Dancing at a Wedding




I myself started out as an abstract painter in the late 1960's. This was a good thing as I couldn't yet draw very well but still wanted to at least get started learning the language of painting. My first year painting I probably pumped out some 80 colorful abstract canvases. I learned a lot in the process. To this day some of the color combinations I most enjoy came from what I discovered that first year.

After a while I wanted to add something more to the mix. It seemed reality outside my studio beckoned to me and I started a serious, years-long program of teaching myself to draw the human figure. It was hard work but terribly exciting to me. The very tall stack of drawings of the nude I produced made it possible for me to be the painter I am today. But also valuable I know were the early abstract experiments I did. They weren't great paintings, but they let an inexperienced teenager feel he was embarking on a great journey.

One of the painters I've always admired worked not far from the little town of Oberlin in northeast Ohio where I first started painting. He was Charles Burchfield (American 1893 - 1967). He had graduated from the Cleveland Institute of Art (which I also attended briefly) majoring in textile design. Shortly after graduation though he drifted back to painting, creating in watercolor a remarkable body of work. One can see in his watercolors an ability to set up a rhythm that moves across the whole surface of the painting, pulling many individual forms together into a disciplined group.
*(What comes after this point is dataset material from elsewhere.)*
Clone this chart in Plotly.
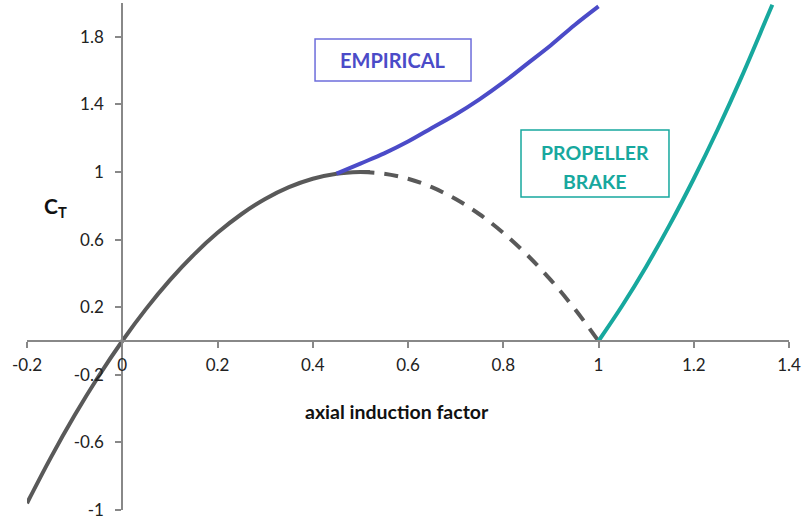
import plotly.graph_objects as go

# Momentum-theory thrust coefficient (solid part, valid region)
a_momentum = [-0.2, -0.15, -0.1, -0.05, 0.0, 0.05, 0.1, 0.15, 0.2, 0.25,
              0.3, 0.35, 0.4, 0.45, 0.5, 0.52]
ct_momentum = [-0.96, -0.69, -0.44, -0.21, 0.0, 0.19, 0.36, 0.51, 0.64, 0.75,
               0.84, 0.91, 0.96, 0.99, 1.0, 1.0]

# Momentum theory beyond its range of validity (dashed)
a_invalid = [0.5, 0.55, 0.6, 0.65, 0.7, 0.75, 0.8, 0.85, 0.9, 0.95, 1.0]
ct_invalid = [1.0, 0.99, 0.96, 0.91, 0.84, 0.75, 0.64, 0.51, 0.36, 0.19, 0.0]

# Empirical (turbulent wake) branch
a_empirical = [0.45, 0.5, 0.55, 0.6, 0.65, 0.7, 0.75, 0.8, 0.85, 0.9, 0.95, 1.0]
ct_empirical = [0.99, 1.05, 1.11, 1.18, 1.26, 1.34, 1.43, 1.53, 1.64, 1.75, 1.87, 1.98]

# Propeller brake state
a_brake = [1.0, 1.05, 1.1, 1.15, 1.2, 1.25, 1.3, 1.35, 1.365]
ct_brake = [0.0, 0.21, 0.44, 0.69, 0.96, 1.25, 1.56, 1.89, 1.99]

x_ticks = [-0.2, 0, 0.2, 0.4, 0.6, 0.8, 1, 1.2, 1.4]
x_tick_text = ["-0.2", "0", "0.2", "0.4", "0.6", "0.8", "1", "1.2", "1.4"]
y_ticks = [-1, -0.6, -0.2, 0.2, 0.6, 1, 1.4, 1.8]
y_tick_text = ["-1", "-0.6", "-0.2", "0.2", "0.6", "1", "1.4", "1.8"]

GREY = "#595959"
BLUE = "#4B4BC8"
BLUE_BOX = "#6D6DDB"
TEAL = "#17A89E"
AXIS = "#888888"
FONT = "Lato"

fig = go.Figure()
fig.add_trace(go.Scatter(x=a_invalid, y=ct_invalid, mode="lines",
                         line=dict(color=GREY, width=4, dash="14px,10px", shape="spline"),
                         hoverinfo="skip"))
fig.add_trace(go.Scatter(x=a_momentum, y=ct_momentum, mode="lines",
                         line=dict(color=GREY, width=4, shape="spline"),
                         hoverinfo="skip"))
fig.add_trace(go.Scatter(x=a_empirical, y=ct_empirical, mode="lines",
                         line=dict(color=BLUE, width=4, shape="spline"),
                         hoverinfo="skip"))
fig.add_trace(go.Scatter(x=a_brake, y=ct_brake, mode="lines",
                         line=dict(color=TEAL, width=4, shape="spline"),
                         hoverinfo="skip"))

fig.update_layout(
    width=803, height=523,
    margin=dict(l=27, r=14, t=3, b=13),
    paper_bgcolor="white", plot_bgcolor="white",
    showlegend=False,
    font=dict(family=FONT, size=17, color="#222222"),
    xaxis=dict(range=[-0.2, 1.4], anchor="free", position=1/3,
               showline=True, linecolor=AXIS, linewidth=2,
               ticks="outside", ticklen=6, tickcolor=AXIS, tickwidth=1.5,
               tickvals=x_ticks, ticktext=x_tick_text, ticklabelstandoff=3,
               showgrid=False, zeroline=False),
    yaxis=dict(range=[-1, 2], anchor="free", position=0.125,
               showline=True, linecolor=AXIS, linewidth=2,
               ticks="outside", ticklen=6, tickcolor=AXIS, tickwidth=1.5,
               tickvals=y_ticks, ticktext=y_tick_text, ticklabelstandoff=8,
               showgrid=False, zeroline=False),
)


def label(text, x, y, size, color):
    fig.add_annotation(text=text, xref="paper", yref="paper", x=x, y=y,
                       xanchor="center", yanchor="middle", showarrow=False,
                       font=dict(family=FONT, size=size, color=color))


# Axis titles
label("<b>axial induction factor</b>", 0.4856, 0.195, 19.5, "#111111")
label("<b>C<sub>T</sub></b>", 0.0374, 0.598, 21, "#111111")

# Region labels with boxes
fig.add_shape(type="rect", xref="paper", yref="paper",
              x0=0.378, x1=0.5827, y0=0.8462, y1=0.929,
              line=dict(color=BLUE_BOX, width=1.5), fillcolor="white")
label("<b>EMPIRICAL</b>", 0.4803, 0.8876, 20, BLUE)

fig.add_shape(type="rect", xref="paper", yref="paper",
              x0=0.6483, x1=0.8425, y0=0.6174, y1=0.7495,
              line=dict(color=TEAL, width=1.5), fillcolor="white")
label("<b>PROPELLER</b>", 0.7454, 0.7061, 19.5, TEAL)
label("<b>BRAKE</b>", 0.7454, 0.6489, 19.5, TEAL)

fig.write_html("out.html")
Last weekend my wife and I attended the wedding of her young co-worker Laura. I didn't know most of the guests and clung to the comfort of the few I did know. Then the music started to get good and a few people got up to dance. Fortified by wine, my wife and I got up there too with an assortment of 20 other strangers ranging from two 2 year old twins to people in their 70's. You can lose your self consciousness and just fall into the waves of music at a time like that. Looking at the faces of the other dancers I saw genuine smiles of people honestly enjoying themselves. Everyone had their own style of moving, some more elegant than others, but we were all more or less doing it in time to the same beat. The music is an abstract force invented by an artist that washes over the crowd. It took individuals who were strangers and gave them a rhythm to be together on the same page just for a few minutes. It made a lot of people happy.


Burchfield, Night of the Equinox, watercolor

Burchfield is one of the painters whose work is most often related to sound and to music. You can see why. If the task of painters is to show people how seemingly unrelated objects can be made to talk to each other, Burchfield is a go-to guy. What I like about his work is he doesn't sand down all the eccentricities of his objects, but unites them by turning the volume up on his rhythmic "music." Painting after all is in large part just a dance done by an artist's hand. The actual painting is the pattern of colored footprints left behind when they're done.




Burchfield, Late Afternoon, watercolor

I don't paint very much like Burchfield myself. He's so distinctively himself that's probably a good thing. But he was an artist who taught by example that abstraction isn't some rarified conceptual creation but rather something embedded right in the heart of the world. To me he blows the pants off some of the other modernist American painters who seem to get more attention. Maybe its because he looks like he was having too good a time.